Disabled people and deaf people are more likely to experience poor mental health.  Around one in three people with chronic physical impairment experience a mental health problem, compared to one in four in the wider population. Deaf people are twice as likely to suffer from depression as hearing people, and around 40 per cent of people who lose their sight also develop depression.  

Yet, it is still too hard for the disabled and deaf to access high quality mental health support.

The London Assembly Health Committee has been investigating what can be done to change this. Our report calls for a major shift in focus from the Mayor of London to make sure that his housing, transport, policing and economic plans work towards reducing factors that contribute to avoidable mental illness.

But disabled people and deaf people will still need to access mental health services sometimes, and should be able to do so in the same way that anyone else does. So what can GPs, therapists, counsellors, and the wider health and care profession do to break down the barriers?
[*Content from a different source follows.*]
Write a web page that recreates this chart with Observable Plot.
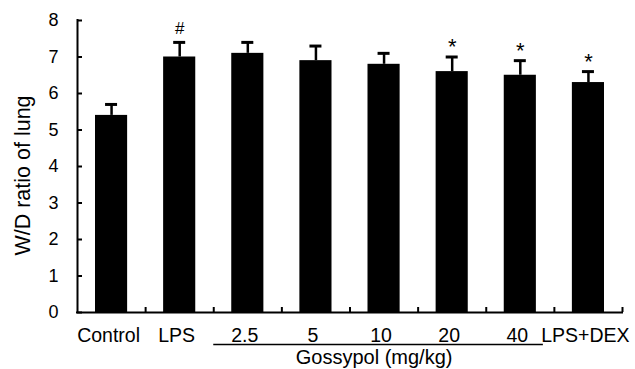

In my GP surgery and others across the country we have leaflets and posters showing who you can contact for mental health support, but what if you are blind? What if you can’t phone to get a doctor’s appointment? We might put information on our website, but disabled people and deaf people are disproportionately locked out of the internet – one in four disabled people have never used the internet.

Finding ways for people to talk more about their mental health is vital. In an ideal world, people should be able to access talking therapies in their own language, whenever they need to. Evidence from SignHealth and BSL Healthy Minds shows that deaf people have better treatment outcomes when they work one-on-one with a signing therapist. Although commissioning challenges mean that local authorities often prefer to fund interpreters.

Imagine the difficulties in building a therapeutic relationship with someone when you have to relay your innermost fears and feelings through a third person. Training more professionals in British Sign Language would be a great step forward, although learning BSL to a good standard is a long term investment, not a quick fix.

Fortunately, there are some quick fixes to making services more disability and deaf friendly.  Basic things like:

  • Allowing people to contact you by email or text, not just by phone
  • Ensuring all staff are trained in disability and deaf awareness
  • Investing in ramps for wheelchair access
  • Making sure you think about how you present information about your services in accessible formats and the language that you use
  • Encouraging deaf people and disabled people to give feedback on how to make services more welcoming

Local community and voluntary groups can help you to reach out to people who are currently being shut out from the mental health support they need.

Real improvements can only come from listening to and respecting those living with disability and living with mental health problems – those who have experienced the services and know what has worked well and what hasn’t.

Deaf people and disabled people shouldn’t need to fight to make their voices heard. This is a challenge for all of us working in health and care, and it is time for us to take up this challenge.